The good thing about assumptions is that they’re easy to change — once you change your mind. In California, BART struggles with the same legacy of operating a rapid transit/commuter rail hybrid. Despite the shortcomings of BART as a planning/construction agency, BART the operating agency is moving in the right direction. BART’s new rolling stock makes a couple of big changes, such as adding an additional door per car, embracing the rapid transit reality for the system.
Embracing the status quo is easy for any institution. That inertia is hard to overcome. Contrast BART’s changes to the most recent railcar procurement in Chicago, where the biggest changes are in the technical systems and seating layout.

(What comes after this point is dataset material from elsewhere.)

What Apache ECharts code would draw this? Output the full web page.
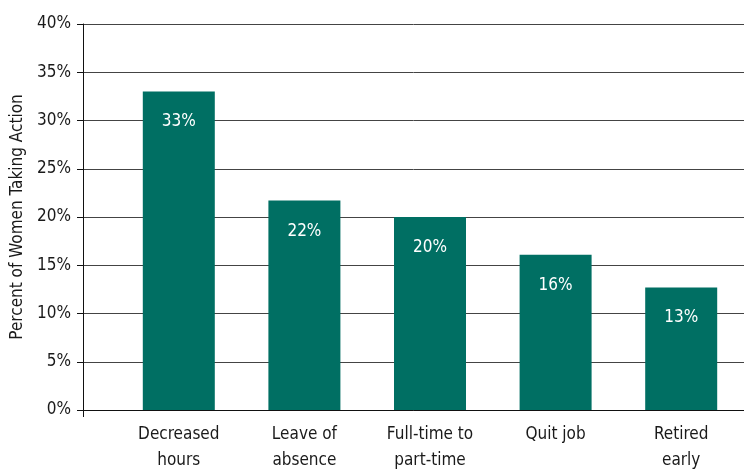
<!DOCTYPE html>
<html>
<head>
<meta charset="utf-8">
<script src="https://cdn.jsdelivr.net/npm/echarts@6/dist/echarts.min.js"></script>
<style>
  html, body { margin: 0; padding: 0; background: #fff; }
  #main { width: 744px; height: 470px; }
</style>
</head>
<body>
<div id="main"></div>
<script>
var categories = ['Decreased\nhours', 'Leave of\nabsence', 'Full-time to\npart-time', 'Quit job', 'Retired\nearly'];
var values = [33, 21.7, 20, 16.1, 12.7];
var barLabels = ['33%', '22%', '20%', '16%', '13%'];
var yTicks = [0, 5, 10, 15, 20, 25, 30, 35, 40];

var font = "'DejaVu Sans Condensed', 'Liberation Sans Narrow', sans-serif";
var myChart = echarts.init(document.getElementById('main'));

myChart.setOption({
  animation: false,
  grid: [
    // bars
    { left: 116, right: 0, top: 24, bottom: 60, outerBoundsMode: 'none' },
    // axis + gridlines
    { left: 83, right: 0, top: 24, bottom: 60, outerBoundsMode: 'none' }
  ],
  xAxis: [
    {
      gridIndex: 0,
      type: 'category',
      data: categories,
      axisLine: { show: false },
      axisTick: { show: false },
      axisLabel: {
        margin: 12,
        fontFamily: font,
        fontSize: 17,
        lineHeight: 26,
        color: '#1a1a1a'
      }
    },
    {
      gridIndex: 1,
      type: 'value',
      min: 0,
      max: 1,
      interval: 1,
      axisLine: { show: true, lineStyle: { color: '#111', width: 1 } },
      axisTick: { show: true, length: 7, lineStyle: { color: '#111' } },
      axisLabel: { show: false },
      splitLine: { show: false }
    }
  ],
  yAxis: [
    {
      gridIndex: 0,
      type: 'value',
      min: yTicks[0],
      max: yTicks[yTicks.length - 1],
      interval: 5,
      show: false
    },
    {
      gridIndex: 1,
      type: 'value',
      min: yTicks[0],
      max: yTicks[yTicks.length - 1],
      interval: 5,
      name: 'Percent of Women Taking Action',
      nameLocation: 'middle',
      nameGap: 57,
      nameTextStyle: { fontFamily: font, fontSize: 17, color: '#1a1a1a' },
      axisLine: { show: true, lineStyle: { color: '#111', width: 1 } },
      axisTick: { show: true, length: 6, lineStyle: { color: '#111' } },
      axisLabel: {
        margin: 12,
        fontFamily: font,
        fontSize: 17,
        color: '#1a1a1a',
        formatter: '{value}%'
      },
      splitLine: { show: true, lineStyle: { color: '#444', width: 1 } }
    }
  ],
  series: [
    {
      type: 'bar',
      xAxisIndex: 0,
      yAxisIndex: 0,
      data: values,
      barWidth: 72,
      itemStyle: { color: '#006f63' },
      label: {
        show: true,
        position: 'insideTop',
        distance: 22,
        fontFamily: font,
        fontSize: 17,
        color: '#ffffff',
        formatter: function (p) { return barLabels[p.dataIndex]; }
      }
    }
  ]
});
</script>
</body>
</html>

I outlined some key ideas for the 8000 series in a previous post, but I wanted to put some numbers together to make the case for one of the most visible changes: wider doors, and more of them. The chart below summarizes the key dimensions from a selection of railcars:
A Google docs spreadsheet with the above data is available here.
I chose the cars on this list for a variety of reasons. I mentioned RATP’s MP-05, used on the now fully automated Line 1 in Paris, and Toronto’s Rocket in a previous post. BART’s inclusion shows both old and new cars, demonstrating what can be gained from change. Using BART as a comparison point for WMATA is also useful due to the similar age and history of the two systems. And, as a counterpoint of traditional mass transit, I included examples of relatively new cars from New York’s A and B division.
Each of these examples represents a somewhat pragmatic choice; I wanted to include others but could not easily find online specifications on door opening widths. Basic dimensions on car/train length is easy to find, but door opening width is harder. Transport for London is one exception, with excellent online information from the agency itself, rather than from third parties. London’s new S7/S8 cars would be a good example to include, but TfL has not yet updated their rolling stock information sheet to include them.
Online sources:
- WMATA rolling stock standards (for the 1000 series to the 6000 series)
- RATP MP-05, from online STIF documents, linked on the French Wiki page for the MP-05.
- BART A, B, and C car dimensions from the nycsubway.org site
- BART D, and E car dimensions on door width and new doors from BART’s website for the next-generation rail cars.
- New York R160 dimensions from a scanned drawing on nycsubway.org
- New York R142/R188 dimensions from data at nycsubway.org
- Toronto Rocket dimensions from scanned drawings from Steve Munro
The table shows the impact of both the total number of doors, as well as the width of the doors. WMATA’s 50 inch doors are relatively narrow; all of the other examples are at least a few inches wider. The one exception is New York’s R160, but the R160 makes up for those narrow doors with overall numbers: Four door openings per 60′ rail car, compared to WMATA’s three doors per 75′ car. Each door on the MP-05 in Paris is 1.65 meters wide, showing how wide you can go – wider than WMATA by more than a foot.
The big reason to add doors is to improve/reduce station dwell time. The rightmost column illustrates the benefits of many wide doors: more space available to move between the train and the platform. When an 8-car WMATA train arrives at a platform, passengers must squeeze into 16.67% of the train to board/alight. Contrast that to the MP-05s used on Line 1 in Paris, where 32.9% of the train is available for passengers to pass through from train to platform. To put it another way, if WMATA wanted to offer that same permeability between the train and platform without changing door width, they would have to double the number of doors.
Line 1 in Paris is an exceptional case, where RATP is attempting to squeeze every last bit of capacity out of century-old tunnels. In the traditional rapid transit cases, each of the New York examples is greater than 25% door width to platform length. Toronto’s Rocket shows what WMATA would need to do to get to that standard: four doors per car, and modestly widen the doors to ~60′ per opening.
BART’s new rail cars won’t achieve the 25%+ of Paris, New York, or Toronto; but adding the third door to their new rail cars will beat WMATA at 19.3% and offer a substantial increase from the two-door model.
A simple re-evaluation of what WMATA’s assumptions about what a rail car is can go a long way towards the goal of maximizing the capacity of the existing system.